En las últimas semanas hemos asistido como espectadores involuntarios a los ataques más diversos cometidos sobre esculturas y obras de arte públicas. En algunos casos, los atacantes defendían su actuación como una forma de justicia histórica frente a esas representaciones que, para un individuo del siglo XXI, parece que son ajenas; en otros casos, simplemente son una forma de vandalismo velado bajo esa falsa idea de acabar con un pasado vergonzoso. Para los atacantes, estas obras son símbolos de un pasado obsoleto que incomoda cuando se ve bajo el prisma de lo que hoy en día se entiende por políticamente correcto.

Lo que está claro es que la humanidad en momentos de revueltas y crisis siempre ha mostrado su descontento con el poder establecido atacando aquellos símbolos históricos, consensuados, que forman parte del entorno urbano. Estas obras suelen ser reflejo de un pasado con el que se puede estar de acuerdo o no, pero que forma parte de nuestra Historia. Durante la Revolución Francesa se atacaron a los reyes de Judea de la fachada de la malograda Notre Dame de Paris, porque el pueblo los identificó como representación de los reyes y monarcas a los que querían derrocar; el 10 de marzo de 1914, una mujer acuchilla la Venus del Espejo de Velázquez en la National Gallery de Londres, para llamar la atención sobre el sufragio femenino; más cercano en el tiempo, todos tenemos en la mente a los grandes budas de Bamiyan en Afganistán dinamitados por un fanatismo que buscaba provocar a Occidente; o los ataques que el Bosque de Oma de Agustín Ibarrola ha sufrido desde el año 2000 hasta fechas recientes. En las últimas semanas les ha tocado el turno a esculturas de Cristóbal Colón, Miguel de Cervantes, Junípero Serra, Leopold II de Bélgica, diversas figuras religiosas, o la Mujer de Coslada de Antonio López, atacada por unos desconocidos. Estas obras han aparecido decapitadas, arrojadas al río o con pintadas por representar, según los atacantes, símbolos racistas o supremacistas de un pasado colonial que se quiere anular como si no hubiera existido, y al que se culpa de todos los males de esa sociedad en la actualidad; y en otras, no hay motivo, es aprovechar el momento para destruir, como se ha venido haciendo desde que hay arte público.

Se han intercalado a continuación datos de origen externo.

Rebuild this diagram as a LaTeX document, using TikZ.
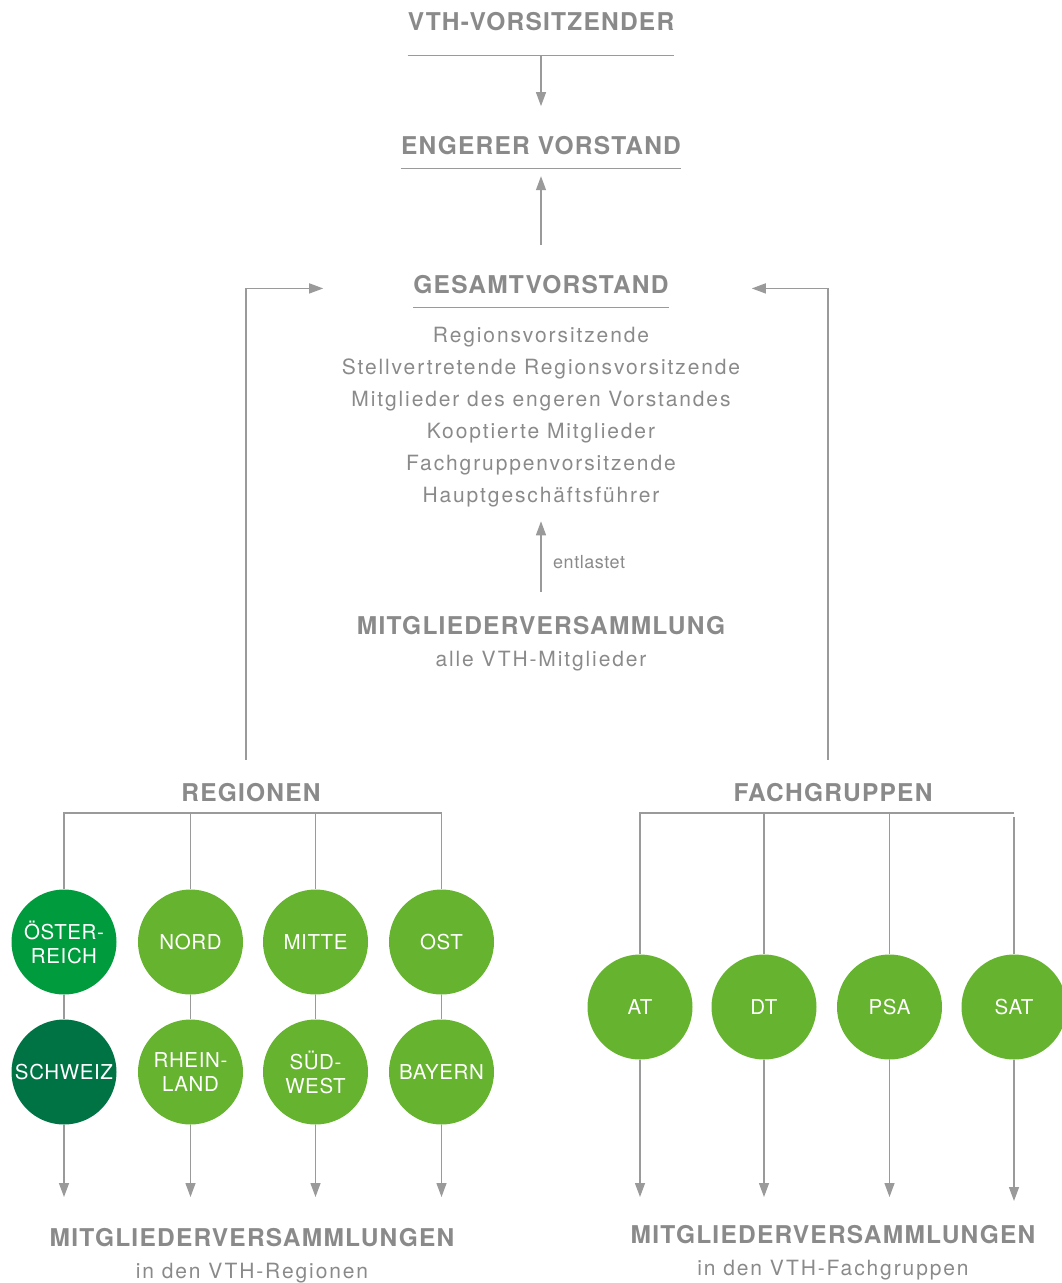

Estos ejemplos que he traído aquí sirven para mostrar que las actitudes iconoclastas trascienden épocas y tiene los más diversos motivos. Es cierto que tras todos ellos suele haber un descontento, y cierta impotencia del que ejerce ese vandalismo por no poder enfrentarse cara a cara a los que causan su frustración. Independientemente de los motivos o de la revisión histórica, que quizá exija retirar o no ciertos símbolos de nuestro entorno, lo que se muestra aquí es la falta de coherencia de una sociedad. Por un lado, exige y necesita de unas leyes que protejan y cuiden un pasado que es de todos y que debemos cuidar como un legado para las generaciones futuras; sin embargo, se niega a asumir que ese legado histórico pueda tener sombras, vistas con el prisma actual, pero que necesitamos conocer para poder abordarlas en su contexto correcto.

Muchas de estas obras atacadas, no todas, tienen además una doble lectura: artística e histórica. Un símbolo puede ser visto como algo negativo por lo que representa o a quien representa; pero su dimensión estética requiere que sea preservado, bien por ser ejemplo del trabajo de un maestro concreto, bien por ser de lo poco que queda de un movimiento artístico. Al final, atentar contra estos símbolos no deja de ser un ataque a nosotros mismos. Somos lo que somos por todo lo que ha pasado hasta llegar aquí. Asumir con madurez esa Historia, incluso la que puede ser muy incómoda, pero no por ello menos cierta, es una actitud propia de una sociedad que sabe ir hacia el futuro.

La Historia puede ser muy perturbadora, pero no por ello menos cierta. Aquí entramos entonces en un tema fundamental, la formación y el estudio. Esta columna tiene por título Contextos de Arte y, precisamente, ese contexto es fundamental para la comprensión de cómo hemos llegado hasta aquí. Retirar de los programas educativos esta disciplina fundamental para la sociedad, la Historia, trae estos lodos. Luego sí, cuando la Historia se la representa televisivamente, se extrañan de su éxito. Una pena.